Recorded information –
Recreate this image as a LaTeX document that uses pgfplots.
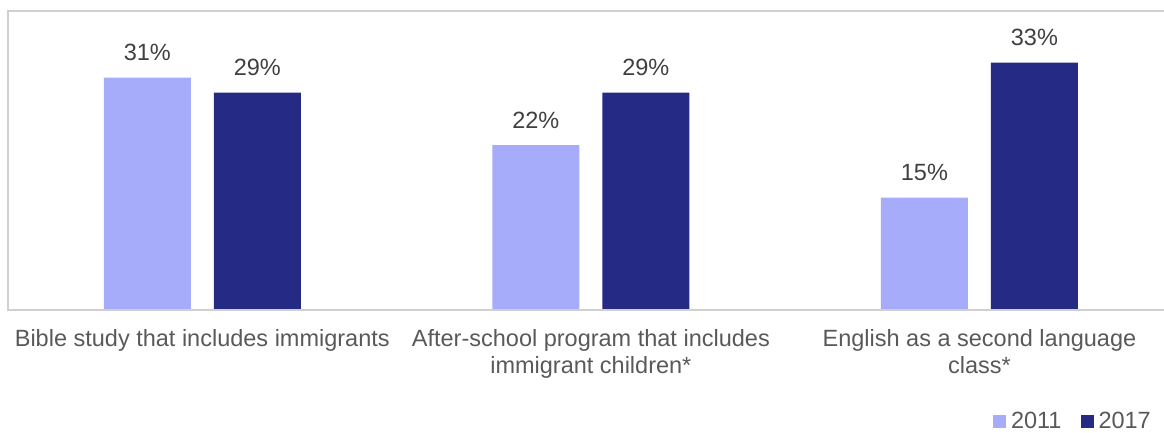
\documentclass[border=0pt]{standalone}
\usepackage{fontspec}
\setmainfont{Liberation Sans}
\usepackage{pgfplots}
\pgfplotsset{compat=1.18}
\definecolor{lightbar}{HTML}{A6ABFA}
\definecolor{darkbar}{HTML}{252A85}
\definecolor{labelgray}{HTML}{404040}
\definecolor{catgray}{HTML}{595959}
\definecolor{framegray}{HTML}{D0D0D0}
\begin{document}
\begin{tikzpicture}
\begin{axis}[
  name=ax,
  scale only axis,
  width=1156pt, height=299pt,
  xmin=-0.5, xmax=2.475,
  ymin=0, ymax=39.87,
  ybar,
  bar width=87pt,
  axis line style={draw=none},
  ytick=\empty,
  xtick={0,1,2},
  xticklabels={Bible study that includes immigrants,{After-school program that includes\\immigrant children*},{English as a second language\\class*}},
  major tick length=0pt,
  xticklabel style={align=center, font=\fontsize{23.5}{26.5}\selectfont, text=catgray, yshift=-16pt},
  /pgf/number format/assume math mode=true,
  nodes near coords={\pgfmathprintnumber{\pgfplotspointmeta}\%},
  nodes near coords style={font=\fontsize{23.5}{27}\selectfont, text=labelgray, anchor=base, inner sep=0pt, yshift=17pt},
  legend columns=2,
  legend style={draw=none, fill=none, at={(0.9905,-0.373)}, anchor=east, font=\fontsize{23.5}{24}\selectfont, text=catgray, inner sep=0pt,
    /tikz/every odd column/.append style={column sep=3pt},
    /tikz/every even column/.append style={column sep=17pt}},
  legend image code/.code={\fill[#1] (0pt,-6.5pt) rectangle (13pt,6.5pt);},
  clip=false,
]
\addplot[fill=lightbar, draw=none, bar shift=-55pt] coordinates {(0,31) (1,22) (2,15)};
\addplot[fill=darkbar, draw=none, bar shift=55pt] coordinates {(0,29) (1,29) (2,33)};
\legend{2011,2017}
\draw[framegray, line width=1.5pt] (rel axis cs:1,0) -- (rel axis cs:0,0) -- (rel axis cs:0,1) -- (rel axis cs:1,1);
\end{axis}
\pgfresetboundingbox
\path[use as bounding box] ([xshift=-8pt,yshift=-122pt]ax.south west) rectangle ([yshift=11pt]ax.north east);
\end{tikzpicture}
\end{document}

Exercise prompt – Show all lines above holding "that".

Output for this task –
Recreate this image as a LaTeX document that uses pgfplots.
  xticklabels={Bible study that includes immigrants,{After-school program that includes\\immigrant children*},{English as a second language\\class*}},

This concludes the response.